A majority of Americans believe lessons about sexual orientation and gender identity should be taught in public schools, according to a survey released Thursday by the Public Religion Research Institute (PRRI), although an increasing share of adults also believe that there are only two genders.

Few American adults — 34 percent — believe it is “never appropriate” to discuss same-sex romantic relationships in the classroom, according to Thursday’s survey of more than 5,000 American adults. Republican respondents are more than three times as likely as Democrats to say this, at 55 percent and 18 percent, respectively.

Republicans are also more likely than Democrats to say public schools are interfering “too much” with a parent’s right to determine what their children are taught, with 79 percent and 31 percent of respondents from the respective parties saying so.

When it comes to lessons surrounding gender identity, close to a third of Americans believe it is “never appropriate” for students to learn that some people are transgender, although opposition is significantly lower among those who have a close friend, family member or acquaintance who is transgender. 

Just 11 percent of respondents in Thursday’s survey said they have a close relationship with someone who is transgender, while roughly 63 percent said they did not know anyone who is transgender.

Differences in Americans’ views on gender identity and sexual orientation tend to hinge on political affiliation, trust in news sources and generational membership, according to Thursday’s survey.
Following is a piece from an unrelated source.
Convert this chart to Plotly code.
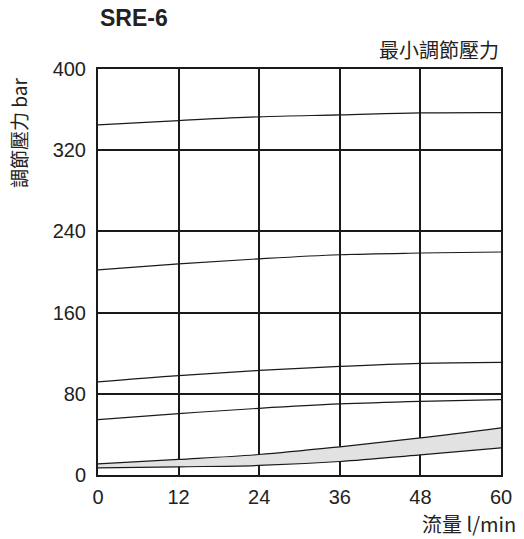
import plotly.graph_objects as go

flow = [0, 12, 24, 36, 48, 60]
curve_1 = [345, 349.2, 352.9, 354.8, 356.8, 357.1]
curve_2 = [202, 208, 213, 217, 218.7, 219.7]
curve_3 = [91.7, 97.9, 103, 107, 110, 111]
curve_4 = [54.6, 60.5, 65.7, 70, 72.6, 74.3]
min_upper = [11, 15.3, 20.2, 27.8, 36.6, 46.5]
min_lower = [7.1, 8.1, 9.4, 13.3, 19.9, 26.8]

x_ticks = [0, 12, 24, 36, 48, 60]
y_ticks = [0, 80, 160, 240, 320, 400]

title = "SRE-6"
band_label = "最小調節壓力"
y_title = "調節壓力 bar"
x_title = "流量 l/min"

line_col = "#1a1a1a"
fig = go.Figure()
fig.add_trace(go.Scatter(x=flow, y=min_lower, mode="lines", line=dict(color=line_col, width=1.2, shape="spline"), showlegend=False))
fig.add_trace(go.Scatter(x=flow, y=min_upper, mode="lines", fill="tonexty", fillcolor="#e2e2e2",
                         line=dict(color=line_col, width=1.2, shape="spline"), showlegend=False))
for c in [curve_1, curve_2, curve_3, curve_4]:
    fig.add_trace(go.Scatter(x=flow, y=c, mode="lines", line=dict(color=line_col, width=1.2, shape="spline"), showlegend=False))

cjk = "Noto Sans CJK TC"
latin = "Liberation Sans, Arial, sans-serif"

fig.update_layout(
    width=524, height=539,
    margin=dict(l=98, r=19, t=69, b=63.5),
    paper_bgcolor="white", plot_bgcolor="white",
    font=dict(family=latin, size=20, color="#222"),
    xaxis=dict(range=[0, 60], tickvals=x_ticks, showgrid=True, gridcolor="#1a1a1a", gridwidth=2,
               showline=True, linecolor="#1a1a1a", linewidth=2, mirror=True, zeroline=False,
               ticks="", ticklabelstandoff=3, tickfont=dict(size=20, family=latin)),
    yaxis=dict(range=[0, 400], tickvals=y_ticks, showgrid=True, gridcolor="#1a1a1a", gridwidth=2,
               showline=True, linecolor="#1a1a1a", linewidth=2, mirror=True, zeroline=False,
               ticks="", ticklabelstandoff=6, tickfont=dict(size=20, family=latin)),
    annotations=[
        dict(text="<b>" + title + "</b>", xref="paper", yref="paper", x=0.0, y=1.125,
             xanchor="left", yanchor="middle", showarrow=False, font=dict(size=23, family=latin, color="#222")),
        dict(text=band_label, xref="paper", yref="paper", x=1.0, y=1.047,
             xanchor="right", yanchor="middle", showarrow=False, font=dict(size=20, family=cjk, color="#222")),
        dict(text=y_title, xref="paper", yref="paper", x=-0.196, y=0.8426, textangle=-90,
             xanchor="center", yanchor="middle", showarrow=False, font=dict(size=19, family=cjk, color="#222")),
        dict(text=x_title, xref="paper", yref="paper", x=1.043, y=-0.12,
             xanchor="right", yanchor="middle", showarrow=False, font=dict(size=20, family=cjk, color="#222")),
    ],
)
fig.write_html("out.html", config={"displayModeBar": False},
               post_script="document.body.style.margin='0';")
“The definition of gender has become a high-profile and controversial topic in the public discourse in recent years, receiving significant conservative media attention,” PRRI CEO Melissa Deckman said Thursday. “We’re seeing a hardening of position in support of a gender binary nationally, informed largely by partisanship and news consumption.”

Still, “it’s those who feel the most strongly about gender who are driving these conversations,” Deckman said.
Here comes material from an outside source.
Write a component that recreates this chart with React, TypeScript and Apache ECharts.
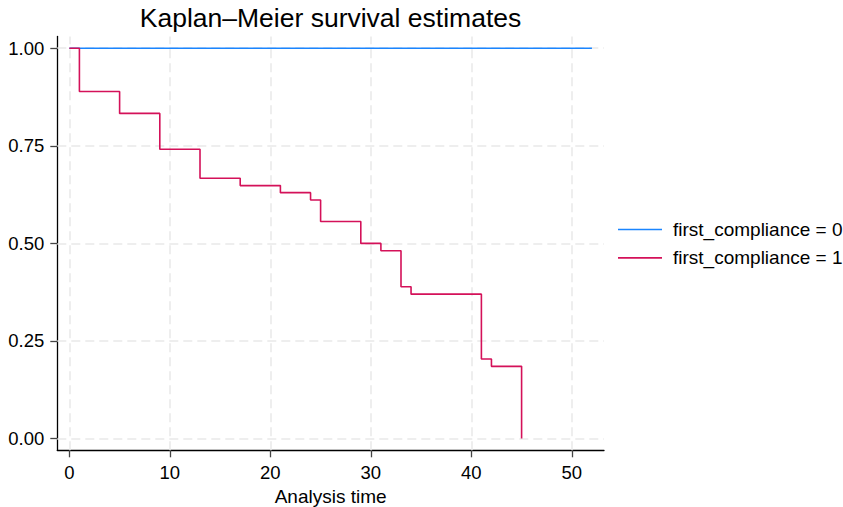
import React, { useEffect, useRef } from "react";
import * as echarts from "echarts";

const FONT = '"Liberation Sans", Arial, Helvetica, sans-serif';

const titleText = "Kaplan–Meier survival estimates";
const xAxisTitle = "Analysis time";

const seriesNames = ["first_compliance = 0", "first_compliance = 1"];
const seriesColors = ["#1a85ff", "#d41159"];

const timesGroup0 = [0, 52];
const survGroup0 = [1, 1];

const timesGroup1 = [0, 1, 5, 9, 13, 17, 21, 24, 25, 29, 31, 33, 34, 41, 42, 45];
const survGroup1 = [1, 0.889, 0.833, 0.741, 0.667, 0.648, 0.63, 0.611, 0.556, 0.5, 0.481, 0.389, 0.37, 0.204, 0.185, 0];

const xTicks = [0, 10, 20, 30, 40, 50];
const yTicks = [0, 0.25, 0.5, 0.75, 1];

export default function App() {
  const ref = useRef<HTMLDivElement>(null);
  useEffect(() => {
    if (!ref.current) return;
    const chart = echarts.init(ref.current, null, { renderer: "svg" });
    const pair = (t: number[], s: number[]) => t.map((v, i) => [v, s[i]]);
    const gridStyle = { color: "#e9e9e9", width: 1.5, type: [9, 5] as any };
    chart.setOption({
      animation: false,
      backgroundColor: "#ffffff",
      textStyle: { fontFamily: FONT },
      title: {
        text: titleText,
        left: 330.5,
        textAlign: "center",
        top: 4,
        padding: 0,
        textStyle: { fontFamily: FONT, fontSize: 26.5, fontWeight: "normal", color: "#000" },
      },
      legend: {
        orient: "vertical",
        left: 618,
        top: 220,
        padding: 0,
        icon: "rect",
        itemWidth: 44,
        itemHeight: 1.6,
        itemGap: 9.4,
        data: seriesNames,
        textStyle: { fontFamily: FONT, fontSize: 19, lineHeight: 18, color: "#000", padding: [0, 0, 0, 6] },
      },
      grid: {
        left: 57.3,
        top: 36.5,
        width: 546.7,
        height: 413.8,
        containLabel: false,
        outerBoundsMode: "none",
      },
      xAxis: {
        type: "value",
        min: -1.2,
        max: 53.2,
        name: xAxisTitle,
        nameLocation: "middle",
        nameGap: 35,
        nameTextStyle: { fontFamily: FONT, fontSize: 19, lineHeight: 19, color: "#000" },
        axisLine: { show: true, onZero: false, lineStyle: { color: "#000", width: 1.3 } },
        axisTick: { show: true, length: 7, customValues: xTicks, lineStyle: { color: "#444", width: 1.3 } },
        axisLabel: { customValues: xTicks, margin: 13, fontSize: 18.5, color: "#000", fontFamily: FONT },
        splitLine: { show: false },
      },
      yAxis: {
        type: "value",
        min: -0.03,
        max: 1.03,
        axisLine: { show: true, onZero: false, lineStyle: { color: "#000", width: 1.3 } },
        axisTick: { show: true, length: 7, customValues: yTicks, lineStyle: { color: "#444", width: 1.3 } },
        axisLabel: {
          customValues: yTicks,
          margin: 13,
          fontSize: 18.5,
          color: "#000",
          fontFamily: FONT,
          formatter: (v: number) => v.toFixed(2),
        },
        splitLine: { show: false },
      },
      series: [
        {
          name: "grid",
          type: "line",
          data: [],
          silent: true,
          z: 1,
          markLine: {
            silent: true,
            z: 1,
            symbol: ["none", "none"],
            label: { show: false },
            lineStyle: gridStyle,
            emphasis: { disabled: true },
            data: [
              ...xTicks.map((v) => ({ xAxis: v })),
              ...yTicks.map((v) => ({ yAxis: v })),
            ],
          },
        },
        {
          name: seriesNames[0],
          type: "line",
          step: "end",
          z: 3,
          symbol: "none",
          color: seriesColors[0],
          lineStyle: { color: seriesColors[0], width: 1.6 },
          data: pair(timesGroup0, survGroup0),
        },
        {
          name: seriesNames[1],
          type: "line",
          step: "end",
          z: 4,
          symbol: "none",
          color: seriesColors[1],
          lineStyle: { color: seriesColors[1], width: 1.6 },
          data: pair(timesGroup1, survGroup1),
        },
      ],
    });
    return () => chart.dispose();
  }, []);
  return (
    <div
      ref={ref}
      style={{ position: "fixed", left: 0, top: 0, width: 843, height: 507, background: "#fff" }}
    />
  );
}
The share of Americans who believe there are only two genders — male and female — jumped to 65 percent in 2023, according to Thursday’s survey, up markedly from 59 percent in 2021. Of the most recent number, roughly half said they feel strongly about this belief.

Meanwhile, the percentage of Americans who believe in a range of gender identities sank to 34 percent in 2023 from 40 percent in 2021. Just 14 percent said they feel strongly about their views on gender.
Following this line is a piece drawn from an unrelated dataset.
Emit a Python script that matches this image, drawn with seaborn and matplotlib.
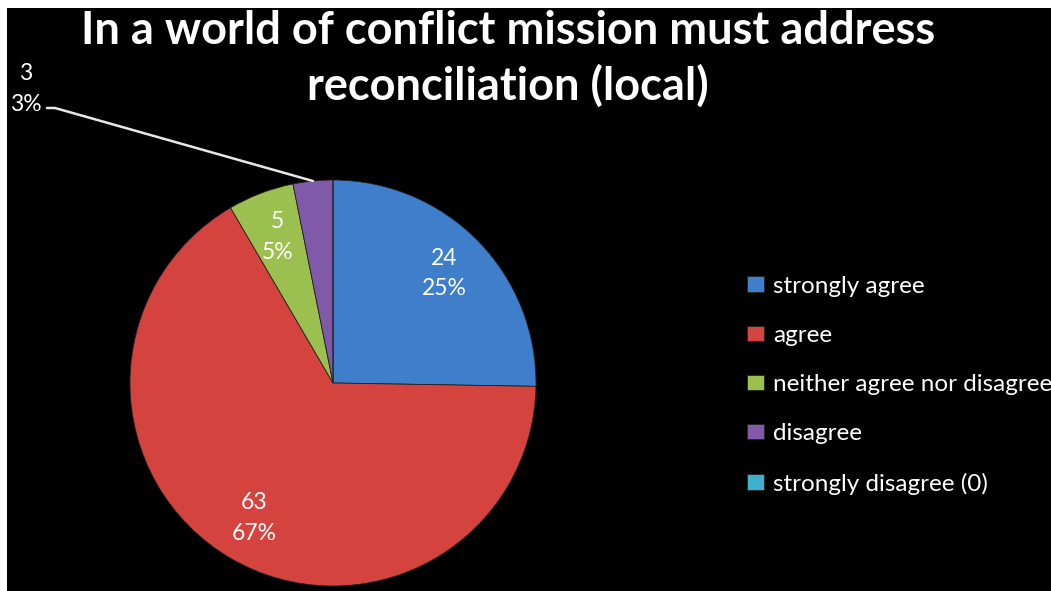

Political affiliation plays an outsized role in determining how Americans feel about gender, according to Thursday’s survey, with a whopping 90 percent of Republicans and less than half of Democrats — 44 percent — reporting they believe in a gender binary.

That said, Republicans in Thursday’s PRRI survey were more than twice as likely as Democrats to report feeling fatigued with debates over gender identity. More than 60 percent of Americans overall said people spend too much time talking about gender and pronouns, while just over a third — 37 percent — disagreed.

Roughly 85 percent of Americans who trust conservative news outlets and Fox News said they believe people spend too much time discussing gender and pronouns, compared with 54 percent of adults who watch mainstream news.

Generation Z is the only generation in which a minority of respondents – 48 percent – said people spend too much of their time talking about gender, compared with 54 percent of Millennials and 66 percent of Generation X. About 70 percent of Baby Boomers and 73 percent of members of the Silent Generation said they were tired of discussing gender and pronouns.

Members of Generation Z are also much more likely than other generations to identify as lesbian, gay, bisexual, transgender or queer, with 20 percent in a recent Gallup poll identifying as LGBTQ.

Generation Z’s increase in LGBTQ identification has shaken some conservative political leaders, many of whom have argued that it proves young people are being pressured into being gay or transgender through social media or by their peers.

Less than half of Americans in Thursday’s PRRI survey said they believe “social contagion” is driving more adolescents and children to come out as transgender, although that belief diverges along partisan lines, with 74 percent of Republicans and just 21 percent of Democrats saying that young people are being peer pressured into identifying as transgender.